鉄道モードの運行区間はJR牟岐線の阿波海南駅から阿佐東線の甲浦駅までとする。前提条件を遵守するため、この区間はDMV専用路線に転換される。現在のJR四国と阿佐海岸鉄道の境界は海部駅だけど、DMV化によって阿波海南駅が新たな境界駅となり、JR牟岐線のレールも分離される。DMV専用路線は踏切がなく、従来の鉄道車両も走らないため、信号機も撤去してスタフ閉塞に切り替える。

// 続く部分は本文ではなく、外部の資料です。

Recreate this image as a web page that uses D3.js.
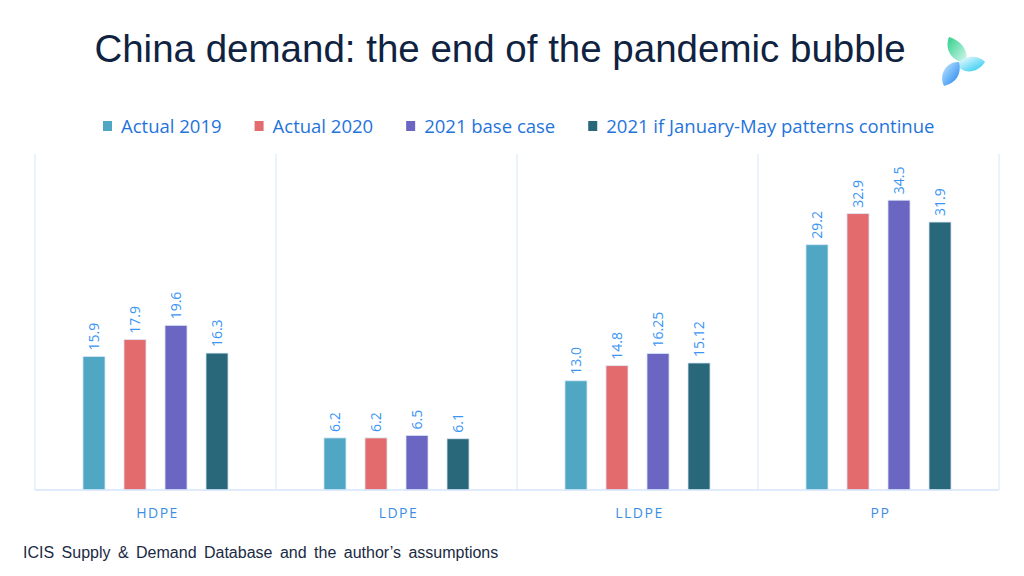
<!DOCTYPE html>
<html>
<head>
<meta charset="utf-8">
<script src="https://cdnjs.cloudflare.com/ajax/libs/d3/7.8.5/d3.min.js"></script>
<style>
  body { margin:0; background:#fff; }
  svg { display:block; }
</style>
</head>
<body>
<div id="stage"></div>
<script>
// data
var categories = ["HDPE", "LDPE", "LLDPE", "PP"];
var seriesNames = ["Actual 2019", "Actual 2020", "2021 base case", "2021 if January-May patterns continue"];
var actual2019 = [15.9, 6.2, 13.0, 29.2];
var actual2020 = [17.9, 6.2, 14.8, 32.9];
var base2021 = [19.6, 6.5, 16.25, 34.5];
var cont2021 = [16.3, 6.1, 15.12, 31.9];
var labels2019 = ["15.9", "6.2", "13.0", "29.2"];
var labels2020 = ["17.9", "6.2", "14.8", "32.9"];
var labelsBase = ["19.6", "6.5", "16.25", "34.5"];
var labelsCont = ["16.3", "6.1", "15.12", "31.9"];
var colors = ["#4fa7c4", "#e46b6d", "#6b66c1", "#29677b"];

var W = 1024, H = 576;
var svg = d3.select("#stage").append("svg").attr("width", W).attr("height", H);

var seriesVals = [actual2019, actual2020, base2021, cont2021];
var seriesLbls = [labels2019, labels2020, labelsBase, labelsCont];

// title
svg.append("text").attr("x", 500).attr("y", 62).attr("text-anchor", "middle")
   .attr("font-family", "Liberation Sans, Arial, sans-serif").attr("font-size", 38.5)
   .attr("fill", "#0f2341").text("China demand: the end of the pandemic bubble");

// logo (three petals)
var defs = svg.append("defs");
function grad(id, c1, c2) {
  var g = defs.append("linearGradient").attr("id", id).attr("x1", "0").attr("y1", "0").attr("x2", "1").attr("y2", "1");
  g.append("stop").attr("offset", "0").attr("stop-color", c1);
  g.append("stop").attr("offset", "1").attr("stop-color", c2);
}
grad("gA", "#2fd08a", "#d8f8f0");
grad("gB", "#ffffff", "#19c6f0");
grad("gC", "#c8ecff", "#1a7ff0");
var logo = svg.append("g").attr("transform", "translate(962,60)");
logo.append("path").attr("d", "M-13,-23 C0,-19 8,-8 3,3 C-10,1 -18,-10 -13,-23 Z").attr("fill", "url(#gA)");
logo.append("path").attr("d", "M23,2 C15,14 1,14 -5,5 C3,-6 17,-5 23,2 Z").attr("fill", "url(#gB)");
logo.append("path").attr("d", "M-18,26 C-24,14 -15,1 -3,2 C0,14 -6,23 -18,26 Z").attr("fill", "url(#gC)");

// legend
var legend = svg.append("g").attr("transform", "translate(103,126)");
var lx = 0;
seriesNames.forEach(function(name, i) {
  var item = legend.append("g").attr("transform", "translate(" + lx + ",0)");
  item.append("rect").attr("x", 0).attr("y", -5).attr("width", 9).attr("height", 10).attr("fill", colors[i]);
  var t = item.append("text").attr("x", 18).attr("y", 6.5)
    .attr("font-family", "Open Sans, sans-serif").attr("font-size", 18.5)
    .attr("fill", "#1f74dc").text(name);
  lx += 18 + t.node().getComputedTextLength() + 33;
});

// plot area
var plotL = 35, plotR = 999, plotT = 154, plotB = 490;
var x0 = d3.scaleBand().domain(categories).range([plotL, plotR]).padding(0);
var x1 = d3.scaleBand().domain(d3.range(seriesNames.length)).range([0, x0.bandwidth()])
  .paddingInner(0.463).paddingOuter(1.17);
var y = d3.scaleLinear().domain([0, 40]).range([plotB, plotT]);

// separators
var seps = categories.map(function(c) { return x0(c); }).concat([plotR]);
svg.selectAll("line.sep").data(seps).enter().append("line").attr("class", "sep")
  .attr("x1", function(d) { return d; }).attr("x2", function(d) { return d; })
  .attr("y1", plotT).attr("y2", plotB)
  .attr("stroke", "#d6e6fb").attr("stroke-width", 1);

// bars
var groups = svg.selectAll("g.cat").data(categories).enter().append("g").attr("class", "cat")
  .attr("transform", function(c) { return "translate(" + x0(c) + ",0)"; });

groups.each(function(c, ci) {
  var g = d3.select(this);
  var rows = seriesVals.map(function(vals, si) { return { si: si, v: vals[ci], lbl: seriesLbls[si][ci] }; });
  g.selectAll("rect").data(rows).enter().append("rect")
    .attr("x", function(d) { return x1(d.si); })
    .attr("width", x1.bandwidth())
    .attr("y", function(d) { return y(d.v); })
    .attr("height", function(d) { return plotB - y(d.v); })
    .attr("fill", function(d) { return colors[d.si]; })
    .attr("stroke", "#d8e8f4").attr("stroke-width", 0.8);
  g.selectAll("text.val").data(rows).enter().append("text").attr("class", "val")
    .attr("transform", function(d) {
      return "translate(" + (x1(d.si) + x1.bandwidth() / 2 + 5) + "," + (y(d.v) - 6) + ") rotate(-90)";
    })
    .attr("font-family", "Open Sans, sans-serif").attr("font-size", 14)
    .attr("fill", "#3a95f5").text(function(d) { return d.lbl; });
});

// baseline
svg.append("line").attr("x1", plotL).attr("x2", plotR).attr("y1", plotB).attr("y2", plotB)
  .attr("stroke", "#d6e6fb").attr("stroke-width", 1.5);

// category labels
svg.selectAll("text.cat").data(categories).enter().append("text").attr("class", "cat")
  .attr("x", function(c) { return x0(c) + x0.bandwidth() / 2 + 2; })
  .attr("y", 518).attr("text-anchor", "middle")
  .attr("font-family", "Open Sans, sans-serif").attr("font-size", 14)
  .attr("letter-spacing", 1.5).attr("fill", "#3b8ee6")
  .text(function(c) { return c; });

// source
svg.append("text").attr("x", 23).attr("y", 558)
  .attr("font-family", "Liberation Sans, Arial, sans-serif").attr("font-size", 16)
  .attr("word-spacing", 3).attr("fill", "#1a2a44")
  .text("ICIS Supply & Demand Database and the author\u2019s assumptions");
</script>
</body>
</html>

道路モードの運行区間は甲浦駅から室戸岬まで。2012年のデモ走行では、他に「海の駅 東洋町」や「海中観光船ブルーマリン発着場」を結ぶルートもあった。どれも観光に重要な施設だ。室戸岬は高知県だから、高知県とも調整が必要になる。徳島県にDMVを紹介したJR四国とJR北海道の関係者は元国鉄マンで、阿佐東線の元々の計画が室戸岬であり、そこまで延伸できなかったと残念に思っていたという。その思いもDMVに託されている。

まとめると、徳島県のDMV計画は「阿佐海南駅~海部駅を阿佐海岸鉄道へ移管し、同社の阿佐東線をDMV専用線に転換、重要な観光施設として再定義する」となる。阿佐東線は1992年の開業以来、乗客は減少し続けていた。しかしDMVの実証実験以降は前年比増に転じている。観光客の増加をきっかけに、企画列車の運行に力を入れてきた。地元の定期客を当てにせず、観光客向けと割り切った。これも「DMV観光線」にしたい理由だろうか。

徳島県知事の会見によると、自動車・鉄道車両関連メーカーが車両の仕様と製作の調整に取りかかっており、現在は製造のめどが付いているという。次の段階として、実際に車両製作へ移行するため、工程について詰めている。その調整が終わり次第、1月末から2月初頭に「第2回 阿佐東線DMV導入協議会」を開催して、正式に実現の日程を定め、来年度の予算に車両製造費を盛り込む方針とのことだ。

運行開始日の目標は「5年以内」とのこと。「乗り鉄」の中には、阿佐東線と土佐くろしお鉄道ごめん・なはり線を乗り継ぐため、室戸岬経由のバスに乗った人もいるだろう。その乗継ぎ旅の半分がDMV体験にかわる。これは楽しくなりそうだ。開発元でありながら実現できなかったJR北海道の無念を晴らすためにも、実現してほしい計画だ。